He’s Withdrawing! How Do I Bring Him Close Again?
A very common scenario that almost all women deal with is when they feel like the man in their life is starting to withdraw.
Here’s a message that I received today from Sarah:
“Dear Shahrzad, thank you so much for always giving me advice that puts my mind at ease and helps me feel centered in my relationship. Whenever I follow your work, everything magically falls into place and my husband starts to treat me with more care and love. For that I’m always thankful to you. But recently, he has started to have some work issues and he is not talking to me about it. In fact, he’s always quite, and the more I ask him to talk to me, the more he looks irritated by me. What do I do? Aren’t we supposed to be partners and share our problems with each other? It’s been one week now and I’m starting to get scared that he doesn’t view me as a good partner who he can trust. Please help me. Thanks so much,
I first want to say: I totally hear you. I have been where you are, and I know how powerless a woman can feel in this situation.
I was the girl who would go on saving mode the minute I felt my man was pulling away because he was having issues. And when I didn’t know what the issue was, I would right away start to think: “it must be me, what did I do wrong? Is he tired of me?”
That’s what insecurity does – it always tries to make every yucky situation about us.
The truth is, when a man is starting to pull away, what a woman instinctively wants to do is to start chasing him. She wants to make sure that her relationship is safe. She wants to close this gap by getting answers from him.
So in different scenarios of men pulling away, she starts chasing him by taking the following actions:
She keeps asking him what’s wrong?
She texts, calls, drops by at his place and tries to close the physical gap.

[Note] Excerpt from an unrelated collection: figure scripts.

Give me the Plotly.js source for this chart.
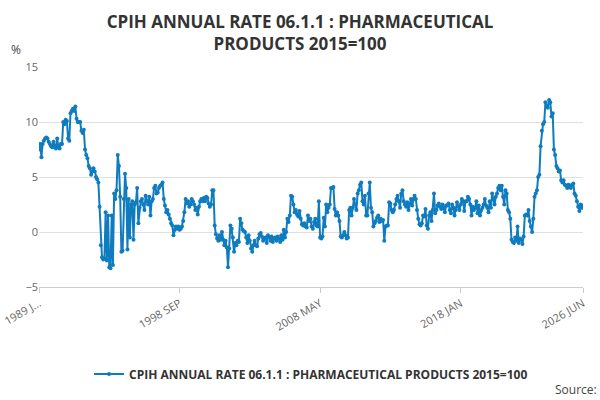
<!DOCTYPE html>
<html>
<head>
<meta charset="utf-8">
<script src="https://cdn.plot.ly/plotly-3.0.1.min.js"></script>
<style>body{margin:0}#chart{width:600px;height:400px}</style>
</head>
<body>
<div id="chart"></div>
<script>
// monthly values, one row per year starting 1989 JAN
var values = [
  7.5,8,6.8,8,8.3,8.5,8.6,8.5,8.2,8,7.8,7.7,
  8.2,7.8,7.6,8.5,7.7,7.6,8,8,10,9.8,10.2,10.1,
  8.5,8.3,10.8,11,11.2,11,11.4,10.3,10,10,10,9.2,
  9,9.3,7.5,7,6.7,6,5.8,5.2,5.5,5.8,5.5,5,
  4.8,4.5,2.3,-1.2,-2.3,-2.5,-2.4,1.8,-2.6,1.5,-3.2,-3.3,
  1.5,-3,3.5,3,3.8,7,6,3.2,-1.8,-1.7,3,5.3,
  4,-1.6,3,-0.5,2.5,2.8,-0.7,2.5,2.7,4,0.8,2.2,
  2.8,3,2.5,2,3.3,2.8,2.5,3.2,1.5,2.8,3,4,
  4.2,3.5,3.6,4,4.2,4.3,4.5,3,2.4,1.8,2,1.6,
  1.2,0.8,0.6,-0.3,0.2,0.5,0.3,0.5,0.2,0.3,0.5,1,
  1.8,3,2.6,2.8,2.3,2.5,3,2.8,2.5,2,2.2,1.6,
  2.3,2.8,3,2.8,3.1,2.8,3.2,3.1,2.6,2.3,2.5,3.8,
  3.8,0.6,-0.2,-0.6,-0.8,-0.3,-0.7,0,-0.7,-1.2,-0.8,-1.4,
  -3.2,-1.5,0.6,0.3,-0.5,-1.8,-1,-1.2,-0.8,-0.9,1.2,0.8,
  0.2,0.1,0,-0.5,-1,-0.3,-0.8,-1.5,-1.8,-1.2,-0.8,-1.2,
  -1.3,-0.6,-0.2,-0.1,-0.4,-0.8,-0.6,-0.5,-1,-0.3,-0.5,-0.8,
  -0.4,-0.9,-0.6,-0.5,-0.8,-0.4,-0.6,-0.9,-0.3,-0.7,0.2,-0.5,
  0,1.2,0.9,1.5,3.3,3.2,2.5,1.8,2,1.6,1.4,1.9,
  1.2,0.7,0.6,0.8,0.5,0.4,1.5,1,1.2,0.5,0.3,0.9,
  1.2,0.6,0.5,2.8,-0.5,-0.6,-0.4,1.3,0.5,2.5,1.8,2.2,
  2.5,4,4,4.1,2.1,1.5,1.8,1.5,1,-0.4,-0.5,-0.3,
  0,-0.3,-0.6,-0.5,2,2.2,1.5,2.2,3,2.5,2,3.5,
  3.8,4.3,4.5,2.8,2.5,3.3,1.5,1.5,3.5,4.5,2.2,1.8,
  0.5,0.8,1,1.3,1.5,0.9,1.2,1,1.1,-0.8,0.5,0.6,
  0.6,2.7,2.6,2,1.8,2,2.5,3,3.3,2.8,2.2,3.5,
  3.8,2.8,2.5,2.3,2.7,2,2.5,3,2.4,3,3.3,3,
  2,1.2,0.7,0.6,0.8,1.5,1.4,2.1,0.6,0.3,1.5,1.8,
  1,2,3.5,1.7,2,2.4,2.6,2.3,2.1,2.5,2.2,1.8,
  2.4,2.4,2.6,2,1.7,2.5,2.2,1.5,2,2.7,2.3,2,
  2.5,3,2.8,1.9,2.8,2.8,3.2,3,2.5,1.5,2.3,2,
  2.2,2.8,1.7,2.4,1.5,2,2.2,2.5,3,2.4,2.2,1.8,
  2.8,2.2,3.5,3,2.5,3.2,3.5,4,4.2,3.8,4.2,3.2,
  2.5,3.8,3.5,2,1.8,1.2,-0.7,-0.9,-1,-0.5,-0.8,0.5,
  -1,-0.6,-0.7,-1.1,-0.4,1.5,1.6,1.5,2,1,0.5,0,
  1.2,3.2,3.5,3.8,5,5.2,7.8,9.2,9.8,10,11.8,11.5,
  11.3,12,11.8,10.5,10.8,7.5,7,6,5.8,5.5,5.6,4.7,
  4.5,4.7,4.3,4.2,4,4.3,4.2,4,4.3,4.4,3.5,3.3,
  2.8,2.3,1.9,2.5,2.2,2.4
];
var monthNames = ["JAN","FEB","MAR","APR","MAY","JUN","JUL","AUG","SEP","OCT","NOV","DEC"];
var startYear = 1989;
var months = values.map(function (v, i) {
  return (startYear + Math.floor(i / 12)) + " " + monthNames[i % 12];
});
var tickLabels = ["1989 JAN", "1998 SEP", "2008 MAY", "2018 JAN", "2026 JUN"];
var seriesName = "CPIH ANNUAL RATE 06.1.1 : PHARMACEUTICAL PRODUCTS 2015=100";

var data = [{
  type: "scatter",
  mode: "lines+markers",
  x: months,
  y: values,
  name: seriesName,
  line: { color: "#0f7cbf", width: 2 },
  marker: { color: "#0f7cbf", size: 4 }
}];

var layout = {
  width: 600,
  height: 400,
  font: { family: "Open Sans, sans-serif", color: "#444" },
  title: { text: "<b>CPIH ANNUAL RATE 06.1.1 : PHARMACEUTICAL<br>PRODUCTS 2015=100</b>", font: { size: 17, color: "#333" }, x: 0.5, y: 0.93, yanchor: "middle" },
  margin: { l: 39, r: 17, t: 67, b: 107 },
  xaxis: {
    type: "category",
    automargin: false,
    range: [0, values.length - 1],
    tickvals: tickLabels,
    ticktext: ["1989 J...", "1998 SEP", "2008 MAY", "2018 JAN", "2026 JUN"],
    tickangle: -30,
    tickfont: { size: 11, color: "#666" },
    showgrid: false,
    showline: true,
    linecolor: "#ccc",
    ticks: "outside",
    ticklen: 5,
    tickcolor: "#ccc"
  },
  yaxis: {
    automargin: false,
    range: [-5, 15],
    tickvals: [-5, 0, 5, 10, 15],
    tickfont: { size: 11, color: "#666" },
    gridcolor: "#e0e0e0",
    zeroline: false
  },
  showlegend: true,
  legend: { orientation: "h", x: 0.5, xanchor: "center", y: -0.33, font: { size: 12, color: "#333" } },
  annotations: [
    { text: "%", xref: "paper", yref: "paper", x: -0.055, y: 1.03, xanchor: "left", yanchor: "bottom", showarrow: false, font: { size: 12, color: "#444" } },
    { text: "Source:", xref: "paper", yref: "paper", x: 1.03, y: -0.42, xanchor: "right", yanchor: "top", showarrow: false, font: { size: 12, color: "#444" } }
  ]
};
layout.legend.font.weight = "bold";

Plotly.newPlot("chart", data, layout, { displayModeBar: false });
</script>
</body>
</html>
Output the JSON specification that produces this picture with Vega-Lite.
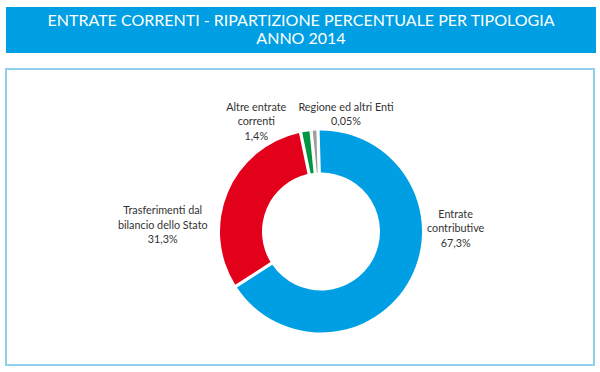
{
  "$schema": "https://vega.github.io/schema/vega-lite/v6.json",
  "background": "white",
  "padding": {"top": 7, "left": 5, "right": 5, "bottom": 3},
  "spacing": 15,
  "config": {"font": "Lato", "view": {"stroke": null}},
  "vconcat": [
    {
      "width": 590,
      "height": 46,
      "view": {"fill": "#009fe3", "stroke": null},
      "data": {"values": [
        {"riga": 1, "testo": "ENTRATE CORRENTI - RIPARTIZIONE PERCENTUALE PER TIPOLOGIA"},
        {"riga": 2, "testo": "ANNO 2014"}
      ]},
      "mark": {"type": "text", "color": "white", "fontSize": 16, "baseline": "middle", "align": "center"},
      "encoding": {
        "x": {"datum": "titolo", "type": "nominal", "axis": null},
        "y": {"field": "riga", "type": "ordinal", "axis": null, "scale": {"type": "point", "padding": 0.82}},
        "text": {"field": "testo"}
      }
    },
    {
      "width": 588,
      "height": 296,
      "view": {"fill": "white", "stroke": "#8fd0ec", "strokeWidth": 2},
      "data": {"values": [
        {"tipologia": "Entrate contributive", "ordine": 1, "quota": 67.3, "etichetta": ["Entrate", "contributive", "67,3%"]},
        {"tipologia": "Trasferimenti dal bilancio dello Stato", "ordine": 2, "quota": 31.3, "etichetta": ["Trasferimenti dal", "bilancio dello Stato", "31,3%"]},
        {"tipologia": "Altre entrate correnti", "ordine": 3, "quota": 1.7, "etichetta": ["Altre entrate", "correnti", "1,4%"]},
        {"tipologia": "Regione ed altri Enti", "ordine": 4, "quota": 1.1, "etichetta": ["Regione ed altri Enti", "0,05%"]}
      ]},
      "encoding": {
        "theta": {"field": "quota", "type": "quantitative", "stack": true, "scale": {"range": [-0.03, 6.2532]}},
        "order": {"field": "ordine", "type": "quantitative"}
      },
      "layer": [
        {
          "mark": {"type": "arc", "innerRadius": 59, "outerRadius": 101, "padAngle": 0.028, "xOffset": 21, "yOffset": 14.5},
          "encoding": {
            "color": {
              "field": "tipologia",
              "type": "nominal",
              "legend": null,
              "scale": {
                "domain": ["Entrate contributive", "Trasferimenti dal bilancio dello Stato", "Altre entrate correnti", "Regione ed altri Enti"],
                "range": ["#009fe3", "#e2001a", "#009640", "#9d9d9c"]
              }
            }
          }
        },
        {
          "mark": {
            "type": "text",
            "radius": 125,
            "fontSize": 10.8,
            "lineHeight": 14.5,
            "color": "#333333",
            "align": "center",
            "baseline": "middle",
            "xOffset": 21,
            "yOffset": 14.5,
            "dx": {"expr": "datum.ordine == 1 ? 24 : datum.ordine == 2 ? -43 : datum.ordine == 3 ? -46 : 33"},
            "dy": {"expr": "datum.ordine == 1 ? -75 : datum.ordine == 2 ? 28 : datum.ordine == 3 ? 0 : 1"}
          },
          "encoding": {
            "text": {"field": "etichetta"}
          }
        }
      ]
    }
  ]
}
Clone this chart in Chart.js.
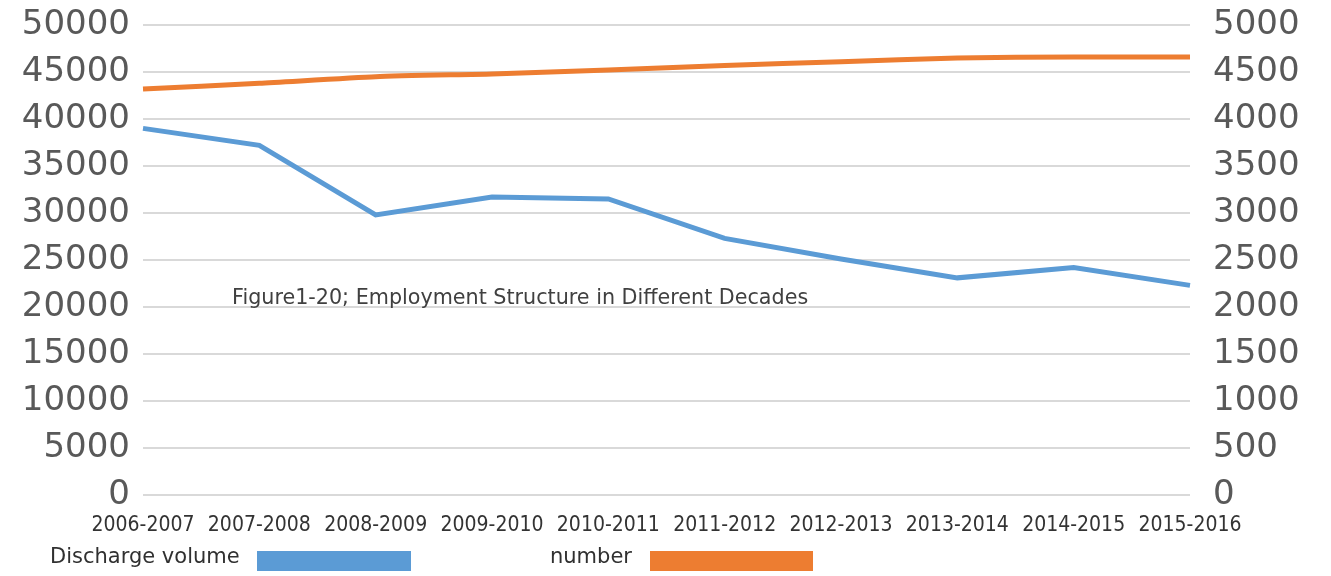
<!DOCTYPE html>
<html>
<head>
<meta charset="utf-8">
<script src="https://cdn.jsdelivr.net/npm/chart.js@4"></script>
<style>
    html, body { margin: 0; padding: 0; background: #fff; }
    #wrap { width: 1331px; height: 576px; }
</style>
</head>
<body>
<div id="wrap"><canvas id="employmentChart"></canvas></div>
<script>
const years = ['2006-2007', '2007-2008', '2008-2009', '2009-2010', '2010-2011',
    '2011-2012', '2012-2013', '2013-2014', '2014-2015', '2015-2016'];
const dischargeVolume = [39000, 37200, 29800, 31700, 31500, 27300, 25100, 23100, 24200, 22300];
const numberValues = [4320, 4380, 4450, 4480, 4520, 4570, 4610, 4650, 4660, 4660];
const leftTicks = [0, 5000, 10000, 15000, 20000, 25000, 30000, 35000, 40000, 45000, 50000];
const rightTicks = [0, 500, 1000, 1500, 2000, 2500, 3000, 3500, 4000, 4500, 5000];
const captionText = 'Figure1-20; Employment Structure in Different Decades';

const BLUE = '#5b9bd5';
const ORANGE = '#ed7d31';
const TICK_FONT = { family: '"DejaVu Sans", sans-serif', size: 34 };

// caption inside the plot and the legend strip along the bottom
const annotations = {
    id: 'annotations',
    afterDraw(chart) {
        const ctx = chart.ctx;
        const area = chart.chartArea;
        const yLeft = chart.scales.y;
        ctx.save();
        ctx.fillStyle = '#404040';
        ctx.textBaseline = 'middle';
        ctx.textAlign = 'left';
        ctx.font = '20.7px "DejaVu Sans", sans-serif';
        ctx.fillText(captionText, area.left + 89, yLeft.getPixelForValue(20900));

        const items = [
            { text: chart.data.datasets[0].label, color: BLUE, tx: 50, bx: 257, bw: 154 },
            { text: chart.data.datasets[1].label, color: ORANGE, tx: 550, bx: 650, bw: 163 }
        ];
        ctx.font = '21px "DejaVu Sans", sans-serif';
        items.forEach(function (it) {
            ctx.fillStyle = '#303030';
            ctx.fillText(it.text, it.tx, 558);
            ctx.fillStyle = it.color;
            ctx.fillRect(it.bx, 551, it.bw, 20);
        });
        ctx.restore();
    }
};

const plainNumber = function (value) { return String(value); };

// fixed axis widths, and no extra room for the big tick labels above the plot
const fitLeft = function (scale) { scale.width = 143; scale.paddingTop = 0; scale.paddingBottom = 0; };
const fitRight = function (scale) { scale.width = 141; scale.paddingTop = 0; scale.paddingBottom = 0; };

const ctx = document.getElementById('employmentChart').getContext('2d');
const employmentChart = new Chart(ctx, {
    type: 'line',
    data: {
        labels: years,
        datasets: [{
            label: 'Discharge volume',
            data: dischargeVolume,
            borderColor: BLUE,
            backgroundColor: BLUE,
            borderWidth: 5,
            pointRadius: 0,
            tension: 0,
            yAxisID: 'y'
        }, {
            label: 'number',
            data: numberValues,
            borderColor: ORANGE,
            backgroundColor: ORANGE,
            borderWidth: 5,
            pointRadius: 0,
            tension: 0.2,
            yAxisID: 'y1'
        }]
    },
    options: {
        responsive: true,
        maintainAspectRatio: false,
        animation: false,
        layout: { padding: { top: 25, bottom: 41, left: 0, right: 0 } },
        plugins: {
            legend: { display: false },
            tooltip: { enabled: false }
        },
        scales: {
            x: {
                offset: false,
                grid: { display: false },
                border: { display: false },
                ticks: {
                    autoSkip: false,
                    maxRotation: 0,
                    minRotation: 0,
                    padding: 10,
                    color: '#333',
                    font: { family: '"DejaVu Sans Condensed", "Liberation Sans Narrow", "DejaVu Sans", sans-serif', size: 21 }
                },
                afterFit(scale) { scale.height = 40; scale.paddingLeft = 0; scale.paddingRight = 0; }
            },
            y: {
                position: 'left',
                min: 0,
                max: 50000,
                afterBuildTicks(scale) { scale.ticks = leftTicks.map(v => ({ value: v })); },
                grid: { color: '#d9d9d9', lineWidth: 2, drawTicks: false },
                border: { display: false },
                ticks: { padding: 13, color: '#595959', font: TICK_FONT, callback: plainNumber },
                afterFit: fitLeft
            },
            y1: {
                position: 'right',
                min: 0,
                max: 5000,
                afterBuildTicks(scale) { scale.ticks = rightTicks.map(v => ({ value: v })); },
                grid: { display: false, drawTicks: false },
                border: { display: false },
                ticks: { padding: 23, color: '#595959', font: TICK_FONT, callback: plainNumber },
                afterFit: fitRight
            }
        }
    },
    plugins: [annotations]
});
</script>
</body>
</html>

She explains to him that he needs to talk to her so she could help.
She initiates sex with him.
She does all sorts of sweet things for him.
And the more she does these things – the more she moves towards him – the more he will move away from her. Just like Sarah described in her e-mail. Her husband gets more quiet and more irritated.
In most cases, a man might even vocalize this: I need some space.
And that’s when the fear really starts to rise up inside the woman.
In that situation she more than ever wants to connect with him, or even tell him off.
Now let me first answer Sarah’s email:
Men are not women!
We women love to talk about our problems. We feel so soothed by sharing our issues, sympathizing with each other, listening and giving each other hugs, and we instantly feel better.
Your man, however, is nothing like that. Men do not like to talk about their problems. This is how they deal with it:
1. They need some quiet time and space to first get over their feelings of anger/frustration/desperation.
2. They think of a solution
3. They resolve the issue
4. They feel back to normal and close the gap
Problem solving is a prime masculine energy.
Not only he doesn’t appreciate you wanting to solve his issue – he resents it. He feels emasculated by a woman who is simply telling him: I don’t trust that you can solve your own problem, so I need to help you!
Although your intentions are nothing like that; that is the message that he’s receiving and, he therefore pulls farther away from you.
So what can you do in ANY situation when a man is pulling away from you?
If he’s showing or telling you that he needs space, the first thing you must do is to exactly do that. You have to allow him to have all the space that he needs. You have to give up your urge of wanting to close the gap and be at peace with the silence.
You need to create even MORE space: If he’s taking one step back, this means you take two steps back. This is the most powerful thing you can do. You are not doing this to play games, but you’re giving him what he needs in his relationship: He needs to be the one pursuing you. So not only you stop to chase and try to get him to come towards you; you turn around and put your focus 100% on yourself. You start to catch up on your favorite TV show, cook yourself healthy meals, go to yoga classes, start decluttering your closet – trust me – you can find 100s of things to do that have nothing to do with him.
You trust that whatever the issue is, he can solve it, and he’ll come back to you IF he’s the right man for you.
You receive him warmly when he does come back. This means, you don’t blame him for taking the time and space that he needed; and you tell him how happy you feel that he’s coming closer to you. Don’t make the mistake of shutting down or lash out at him which will push him back again.
When you give a man space, you set yourself apart from any woman that he’s met in his life. This applies to a man who has even broken up with you too. When you don’t start running after him the minutes he’s walking away, trying to convince him why he should be with you, he’ll be shocked and will re-think if he just made a huge mistake.
You can get your power back so quickly if you follow the steps above. Giving him this, will bring him closer faster than you can ever imagine.